OK, Ron Burkle is a brilliant guy. His financial track record in the supermarket industry over the past 40 years illustrates that he’s netting a lot more than one percent annually from the business he started in. But in the retailing world of 2013, it’s simply too difficult to actually compete on the playing field – especially if you play the game like the (once) Great Atlantic & Pacific Tea Company. So should it be surprising that Credit Suisse is exploring A&P’s future options? If I pulled off a deal where I controlled much of the company’s real estate and gained major givebacks from my two largest payroll factors (unions and supply chain), why wouldn’t I want to “get out of dodge” knowing that since Yucaipa gained control of A&P in March 2012 sales have continued to be generally poor. And throw in the possibility that New Albertsons/Cerberus might be looking to sell some or all of its retail banners (including Acme) within the next 12-18 months – that might be an additional incentive to want to sell stores.

But wait, A&P still has to operate stores. And with double-digit declining sales (according to recent syndicated data), a fierce competitive landscape (both in Philadelphia and Metro New York) and apparently no significant cap-ex being directed toward improving its old and tired store base, it looks like the new management team has dusted off the playbook of former A&P CEO Jim Wood from the early 1980s. Some of you might remember its unofficial title: “Pay Me First And I Might Actually Sell Something (but don’t hold me to it).”

Actually, the Tea Company has been a member of the “pay to play” church for even longer than Wood’s long reign at the company. But recently, A&P has put a different twist on that ancient, weary and beaten dead horse.

In a memo dated September 25 sent to “all vendor partners,” A&P informed its suppliers, distributors and brokers that it is now capable of automatically invoicing them on the same day via email. The memo was issued by A&P’s current CFO Bill Barrett, who joined A&P 10 months ago (making him a seasoned veteran at the chain), and noted that the retailer has two options available for the payment of invoices: 1) Immediate deductions from accounts receivable (direct vendor accounts) or via C&S (indirect vendor accounts or 2) Immediate deduction via a vendor maintained pre-payment account at A&P sufficient to cover future invoices. The memo also notes that “if you are not using these options today, your account will default to ‘Option 1,’ effective October 1.

One can only imagine how delighted the vendors were when they received Mr. Barrett’s missive.

I sensed that by the volume of emails and phone calls I received and the unfiltered expressions of emotions that followed.

“I’d very much like to support the ‘Bank of A&P,’ but my clients may object to this,” said a senior executive at a large food brokerage organization whose company has been calling on A&P for many years. “I’ll have to check on how enthusiastic my clients are about putting money in their account to collect interest.”

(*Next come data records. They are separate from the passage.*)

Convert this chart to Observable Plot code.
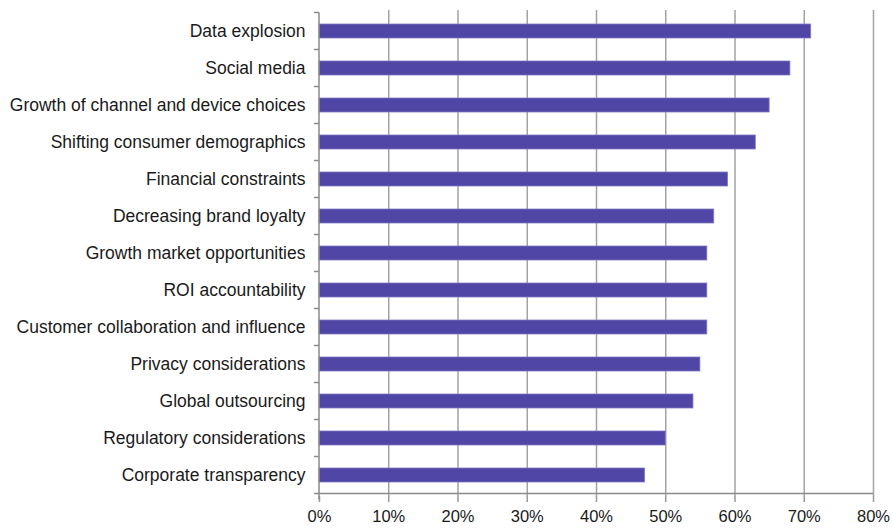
<!DOCTYPE html>
<html>
<head>
<meta charset="utf-8">
<script src="https://cdn.jsdelivr.net/npm/d3@7"></script>
<script src="https://cdn.jsdelivr.net/npm/@observablehq/plot@0.6"></script>
<style>
  html, body { margin: 0; padding: 0; background: #fff; }
  #chart { width: 893px; height: 528px; }
</style>
</head>
<body>
<div id="chart"></div>
<script>
const categories = [
  "Data explosion",
  "Social media",
  "Growth of channel and device choices",
  "Shifting consumer demographics",
  "Financial constraints",
  "Decreasing brand loyalty",
  "Growth market opportunities",
  "ROI accountability",
  "Customer collaboration and influence",
  "Privacy considerations",
  "Global outsourcing",
  "Regulatory considerations",
  "Corporate transparency"
];
const values = [0.71, 0.68, 0.65, 0.63, 0.59, 0.57, 0.56, 0.56, 0.56, 0.55, 0.54, 0.50, 0.47];
const xTicks = [0, 0.1, 0.2, 0.3, 0.4, 0.5, 0.6, 0.7, 0.8];

const data = categories.map((c, i) => ({category: c, value: values[i]}));

const chart = Plot.plot({
  width: 893,
  height: 528,
  marginLeft: 319,
  marginRight: 20,
  marginTop: 10,
  marginBottom: 32,
  style: {fontFamily: "'Liberation Sans', Arial, sans-serif", fontSize: "16px", color: "#1a1a1a", background: "#fff"},
  x: {domain: [0, 0.8], label: null},
  y: {domain: categories, paddingInner: 0.61, paddingOuter: 0.305, label: null},
  marks: [
    Plot.ruleX(xTicks.filter(d => d > 0), {stroke: "#a3a3a3", strokeWidth: 1.5}),
    Plot.barX(data, {x: "value", y: "category", fill: "#5046a5", stroke: "#7e77c6", strokeWidth: 0.8}),
    Plot.axisX({ticks: xTicks, tickFormat: d3.format(".0%"), tickSize: 6, tickPadding: 8, stroke: "#999", strokeWidth: 1.5, fontSize: 16.5, label: null}),
    Plot.axisY({tickSize: 0, tickPadding: 14, fontSize: 17.5, label: null})
  ]
});

document.getElementById("chart").appendChild(chart);

// axis lines and category boundary ticks, positioned from the chart's own scales
(function () {
  const xs = chart.scale("x");
  const ys = chart.scale("y");
  const svg = d3.select(chart);
  const x0 = xs.apply(0), xEnd = xs.apply(0.8);
  const step = ys.step;
  const yTop = ys.apply(categories[0]) - (step - ys.bandwidth) / 2;
  const yBottom = yTop + step * categories.length;
  const g = svg.append("g").attr("stroke", "#8a8a8a").attr("stroke-width", 1.5);
  g.append("line").attr("x1", x0).attr("x2", xEnd).attr("y1", yBottom).attr("y2", yBottom);
  g.append("line").attr("x1", x0).attr("x2", x0).attr("y1", yTop).attr("y2", yBottom + 6);
  for (let i = 0; i <= categories.length; i++) {
    const yy = yTop + step * i;
    g.append("line").attr("x1", x0 - 5).attr("x2", x0).attr("y1", yy).attr("y2", yy);
  }
})();
</script>
</body>
</html>
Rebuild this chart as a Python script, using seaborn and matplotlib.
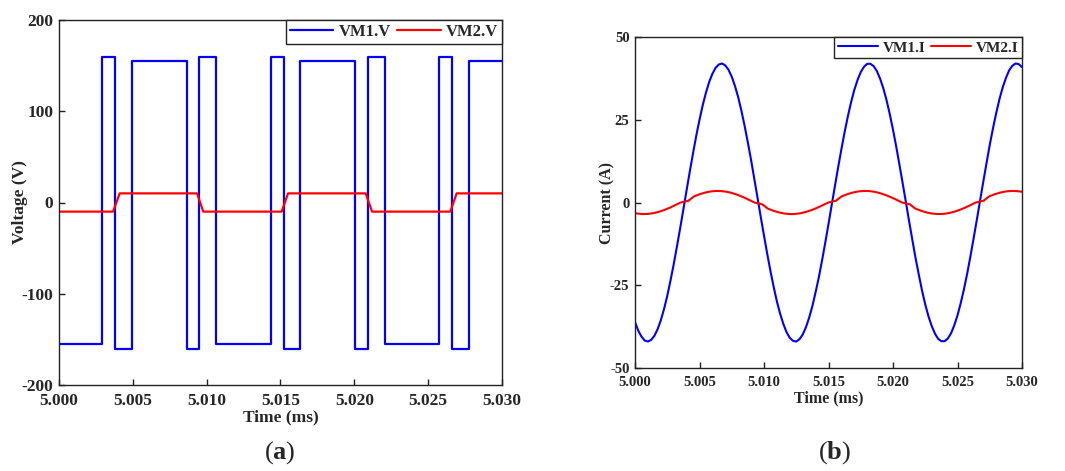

“Isn’t C&S getting a slice of the pie already?” another executive at a direct sales company caustically wondered. “Do they need to be part of A&P’s act of desperation?”

Of the approximately 12 vendors (brokers, DSD firms and direct sales companies) that I talked to about this new policy not one gave the new program any validity. All saw the invoicing and collection policy for what it is: a money grab.

I asked all of my contacts to try to be more objective and find a positive spin in judging this program. Only one did and his response was:

“Since A&P is one of our biggest deduction scofflaws in relationship to the cases they sell, maybe you could argue that keeping a small amount of money in a pre-paid account would offset the man-hours used and the headaches created when chasing their deductions which can take months to be repaid even when we’ve proven our case – and we’re right more than 90 percent of the time,” an A&P team leader for a large snack food company offered.

What a great compliment. It really is like déjà vu all over again, except the mindset of the vendor community is much different than it was even five years ago. Other than the small or regional vendors who count on A&P’s business for their survival (and they will be hurt if they don’t comply), the majority of the brokers, distributors and manufacturers who call on the Tea Company, and control an overwhelmingly large percentage of sales, aren’t going to be bullied.

A&P is no longer important in their universe. If the punishment for non-compliance is the delisting of items, the larger suppliers won’t blink and A&P will be worse off for it. Those vendors and brokers are going to spend their discretionary funds with accounts that are growing and can assure them of a fair return on their investments.

Their collective unspoken message to A&P is clear: Why don’t you try selling something?